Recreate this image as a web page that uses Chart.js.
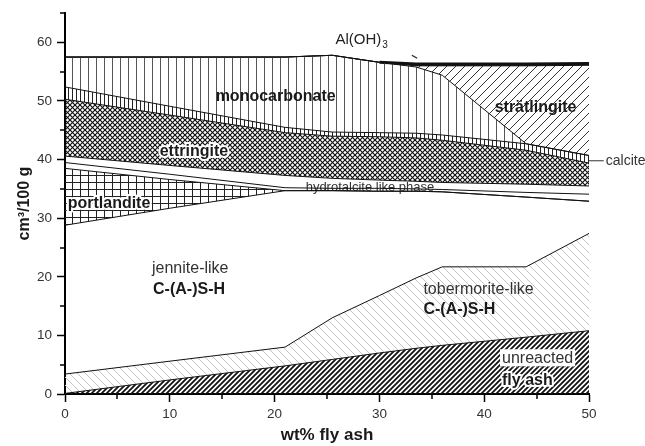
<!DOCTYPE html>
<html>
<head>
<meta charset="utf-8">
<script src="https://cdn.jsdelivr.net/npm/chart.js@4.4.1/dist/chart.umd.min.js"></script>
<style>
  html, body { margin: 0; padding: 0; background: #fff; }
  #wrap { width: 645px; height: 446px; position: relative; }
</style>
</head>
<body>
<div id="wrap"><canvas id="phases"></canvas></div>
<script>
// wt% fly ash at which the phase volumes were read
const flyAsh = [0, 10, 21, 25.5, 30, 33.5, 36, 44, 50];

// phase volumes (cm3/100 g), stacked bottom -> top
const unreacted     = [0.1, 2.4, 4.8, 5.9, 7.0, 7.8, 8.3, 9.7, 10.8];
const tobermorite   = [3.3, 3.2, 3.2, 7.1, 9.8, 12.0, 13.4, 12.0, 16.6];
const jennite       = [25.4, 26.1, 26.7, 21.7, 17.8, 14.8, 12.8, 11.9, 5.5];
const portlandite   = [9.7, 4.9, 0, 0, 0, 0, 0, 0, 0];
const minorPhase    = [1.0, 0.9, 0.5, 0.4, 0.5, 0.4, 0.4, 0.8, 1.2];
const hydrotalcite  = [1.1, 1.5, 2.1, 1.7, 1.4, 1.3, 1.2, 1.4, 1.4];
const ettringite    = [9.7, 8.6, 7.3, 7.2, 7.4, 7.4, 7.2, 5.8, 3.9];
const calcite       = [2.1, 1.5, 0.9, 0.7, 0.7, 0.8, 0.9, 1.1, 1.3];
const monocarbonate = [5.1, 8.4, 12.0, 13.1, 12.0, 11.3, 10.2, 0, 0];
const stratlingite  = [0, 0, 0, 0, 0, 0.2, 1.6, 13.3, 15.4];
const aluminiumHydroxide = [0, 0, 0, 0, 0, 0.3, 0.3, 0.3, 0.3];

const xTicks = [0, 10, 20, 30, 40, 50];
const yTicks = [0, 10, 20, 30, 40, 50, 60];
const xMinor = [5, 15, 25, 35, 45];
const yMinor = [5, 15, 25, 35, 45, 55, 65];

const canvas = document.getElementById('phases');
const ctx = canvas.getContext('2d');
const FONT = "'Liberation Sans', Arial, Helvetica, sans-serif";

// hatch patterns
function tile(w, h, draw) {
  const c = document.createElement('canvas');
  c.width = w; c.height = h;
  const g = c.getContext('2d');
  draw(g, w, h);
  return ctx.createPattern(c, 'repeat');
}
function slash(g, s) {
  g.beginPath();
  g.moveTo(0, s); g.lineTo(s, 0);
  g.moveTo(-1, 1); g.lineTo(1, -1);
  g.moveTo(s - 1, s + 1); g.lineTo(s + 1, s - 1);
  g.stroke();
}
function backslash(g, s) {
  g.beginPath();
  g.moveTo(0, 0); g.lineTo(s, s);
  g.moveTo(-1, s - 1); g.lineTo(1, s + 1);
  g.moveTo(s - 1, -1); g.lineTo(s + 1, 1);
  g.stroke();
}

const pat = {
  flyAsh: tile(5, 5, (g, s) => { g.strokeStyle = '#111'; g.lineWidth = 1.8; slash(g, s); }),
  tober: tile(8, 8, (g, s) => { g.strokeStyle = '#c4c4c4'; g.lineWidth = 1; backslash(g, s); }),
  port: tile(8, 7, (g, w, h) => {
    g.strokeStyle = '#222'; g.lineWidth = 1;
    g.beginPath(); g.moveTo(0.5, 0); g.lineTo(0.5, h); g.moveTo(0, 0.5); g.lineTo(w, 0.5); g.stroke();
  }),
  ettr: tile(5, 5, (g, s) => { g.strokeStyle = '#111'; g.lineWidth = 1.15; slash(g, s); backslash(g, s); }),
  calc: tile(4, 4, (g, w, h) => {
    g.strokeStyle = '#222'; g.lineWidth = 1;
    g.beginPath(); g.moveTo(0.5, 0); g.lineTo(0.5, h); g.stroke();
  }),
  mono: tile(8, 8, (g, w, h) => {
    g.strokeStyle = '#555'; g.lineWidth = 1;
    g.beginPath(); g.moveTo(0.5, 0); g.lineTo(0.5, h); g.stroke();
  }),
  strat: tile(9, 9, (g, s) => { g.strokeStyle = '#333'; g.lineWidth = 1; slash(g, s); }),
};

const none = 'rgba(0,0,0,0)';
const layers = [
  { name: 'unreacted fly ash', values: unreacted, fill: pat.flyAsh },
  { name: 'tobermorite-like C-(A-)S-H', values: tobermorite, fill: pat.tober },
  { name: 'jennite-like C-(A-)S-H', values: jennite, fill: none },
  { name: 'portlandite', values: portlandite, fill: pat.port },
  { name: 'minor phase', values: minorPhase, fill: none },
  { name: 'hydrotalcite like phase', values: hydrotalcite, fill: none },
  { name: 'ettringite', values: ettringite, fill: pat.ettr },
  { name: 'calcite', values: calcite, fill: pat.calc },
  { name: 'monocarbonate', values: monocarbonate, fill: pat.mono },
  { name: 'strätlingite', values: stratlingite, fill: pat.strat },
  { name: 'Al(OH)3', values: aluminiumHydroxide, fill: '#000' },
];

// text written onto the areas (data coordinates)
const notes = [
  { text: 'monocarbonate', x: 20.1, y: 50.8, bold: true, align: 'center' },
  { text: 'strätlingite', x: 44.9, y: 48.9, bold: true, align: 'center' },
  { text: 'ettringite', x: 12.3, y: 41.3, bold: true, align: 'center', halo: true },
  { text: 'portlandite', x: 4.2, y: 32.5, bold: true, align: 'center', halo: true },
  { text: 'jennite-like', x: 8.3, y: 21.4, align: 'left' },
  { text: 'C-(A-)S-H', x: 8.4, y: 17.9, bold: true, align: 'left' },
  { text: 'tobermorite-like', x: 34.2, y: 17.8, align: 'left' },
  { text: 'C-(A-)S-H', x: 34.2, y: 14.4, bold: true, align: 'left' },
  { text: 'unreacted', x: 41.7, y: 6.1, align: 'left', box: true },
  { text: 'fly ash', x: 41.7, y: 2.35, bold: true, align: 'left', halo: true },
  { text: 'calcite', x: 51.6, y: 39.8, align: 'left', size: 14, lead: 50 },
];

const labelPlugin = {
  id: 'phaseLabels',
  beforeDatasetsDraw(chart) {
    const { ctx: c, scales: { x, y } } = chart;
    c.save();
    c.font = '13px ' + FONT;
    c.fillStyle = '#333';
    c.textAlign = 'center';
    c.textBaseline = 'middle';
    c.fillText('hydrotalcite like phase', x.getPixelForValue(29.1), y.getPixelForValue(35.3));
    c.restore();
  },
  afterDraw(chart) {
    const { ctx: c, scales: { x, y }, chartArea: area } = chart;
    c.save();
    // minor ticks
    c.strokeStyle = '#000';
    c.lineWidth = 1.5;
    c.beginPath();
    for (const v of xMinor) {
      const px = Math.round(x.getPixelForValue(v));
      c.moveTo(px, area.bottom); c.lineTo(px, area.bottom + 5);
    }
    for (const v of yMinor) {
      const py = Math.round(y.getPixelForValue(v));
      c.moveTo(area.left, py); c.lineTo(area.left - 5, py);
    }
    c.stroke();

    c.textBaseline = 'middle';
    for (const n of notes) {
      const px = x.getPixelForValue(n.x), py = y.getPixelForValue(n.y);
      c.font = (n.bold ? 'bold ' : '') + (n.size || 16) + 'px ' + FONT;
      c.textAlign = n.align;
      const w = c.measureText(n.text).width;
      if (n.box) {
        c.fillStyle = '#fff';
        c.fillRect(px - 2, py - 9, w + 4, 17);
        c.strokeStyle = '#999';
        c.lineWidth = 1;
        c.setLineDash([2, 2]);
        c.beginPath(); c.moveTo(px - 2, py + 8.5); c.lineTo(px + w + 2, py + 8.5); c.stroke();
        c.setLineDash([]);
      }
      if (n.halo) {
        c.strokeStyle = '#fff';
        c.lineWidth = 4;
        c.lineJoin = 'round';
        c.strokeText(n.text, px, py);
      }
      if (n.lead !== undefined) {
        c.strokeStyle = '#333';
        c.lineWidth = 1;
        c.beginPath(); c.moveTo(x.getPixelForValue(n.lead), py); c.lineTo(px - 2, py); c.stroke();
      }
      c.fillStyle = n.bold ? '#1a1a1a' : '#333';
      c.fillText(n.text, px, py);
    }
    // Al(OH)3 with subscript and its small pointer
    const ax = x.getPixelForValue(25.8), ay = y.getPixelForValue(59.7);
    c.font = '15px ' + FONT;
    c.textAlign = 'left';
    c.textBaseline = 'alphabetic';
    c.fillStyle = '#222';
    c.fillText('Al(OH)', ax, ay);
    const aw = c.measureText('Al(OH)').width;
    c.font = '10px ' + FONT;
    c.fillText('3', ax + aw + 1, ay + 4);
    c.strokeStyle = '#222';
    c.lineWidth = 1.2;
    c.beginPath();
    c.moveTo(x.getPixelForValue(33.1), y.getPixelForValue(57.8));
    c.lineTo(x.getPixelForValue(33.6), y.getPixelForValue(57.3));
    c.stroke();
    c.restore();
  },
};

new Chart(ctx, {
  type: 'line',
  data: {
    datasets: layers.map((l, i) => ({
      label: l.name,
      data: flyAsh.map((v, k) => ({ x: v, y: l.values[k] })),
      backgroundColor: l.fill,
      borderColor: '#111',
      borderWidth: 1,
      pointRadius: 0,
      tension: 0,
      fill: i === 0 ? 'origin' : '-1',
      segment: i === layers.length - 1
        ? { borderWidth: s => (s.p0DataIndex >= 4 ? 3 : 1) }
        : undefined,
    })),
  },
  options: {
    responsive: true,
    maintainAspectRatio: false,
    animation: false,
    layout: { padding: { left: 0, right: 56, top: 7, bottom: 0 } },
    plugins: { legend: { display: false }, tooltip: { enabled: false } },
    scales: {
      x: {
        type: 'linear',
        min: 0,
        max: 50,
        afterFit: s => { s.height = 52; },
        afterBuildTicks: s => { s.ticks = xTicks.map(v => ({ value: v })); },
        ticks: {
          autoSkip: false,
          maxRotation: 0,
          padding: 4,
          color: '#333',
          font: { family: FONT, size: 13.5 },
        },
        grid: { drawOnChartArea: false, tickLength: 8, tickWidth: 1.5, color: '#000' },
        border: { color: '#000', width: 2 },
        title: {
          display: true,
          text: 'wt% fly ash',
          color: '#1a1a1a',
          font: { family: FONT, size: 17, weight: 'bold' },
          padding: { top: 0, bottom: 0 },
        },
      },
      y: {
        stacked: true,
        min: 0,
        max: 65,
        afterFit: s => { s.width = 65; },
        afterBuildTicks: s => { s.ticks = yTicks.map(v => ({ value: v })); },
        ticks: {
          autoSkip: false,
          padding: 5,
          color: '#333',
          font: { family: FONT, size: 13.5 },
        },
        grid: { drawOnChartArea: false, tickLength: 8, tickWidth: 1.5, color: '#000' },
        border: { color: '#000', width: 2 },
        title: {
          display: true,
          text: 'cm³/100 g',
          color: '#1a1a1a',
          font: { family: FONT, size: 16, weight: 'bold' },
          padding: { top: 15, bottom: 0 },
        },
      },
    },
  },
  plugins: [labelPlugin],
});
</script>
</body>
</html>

• • • • •

- Problem description -
Copy exactly the lines running from the beginning of the listing through the line that has "36, 44, 50];". Drop the pictures.

- Full answer -
Recreate this image as a web page that uses Chart.js.
<!DOCTYPE html>
<html>
<head>
<meta charset="utf-8">
<script src="https://cdn.jsdelivr.net/npm/chart.js@4.4.1/dist/chart.umd.min.js"></script>
<style>
  html, body { margin: 0; padding: 0; background: #fff; }
  #wrap { width: 645px; height: 446px; position: relative; }
</style>
</head>
<body>
<div id="wrap"><canvas id="phases"></canvas></div>
<script>
// wt% fly ash at which the phase volumes were read
const flyAsh = [0, 10, 21, 25.5, 30, 33.5, 36, 44, 50];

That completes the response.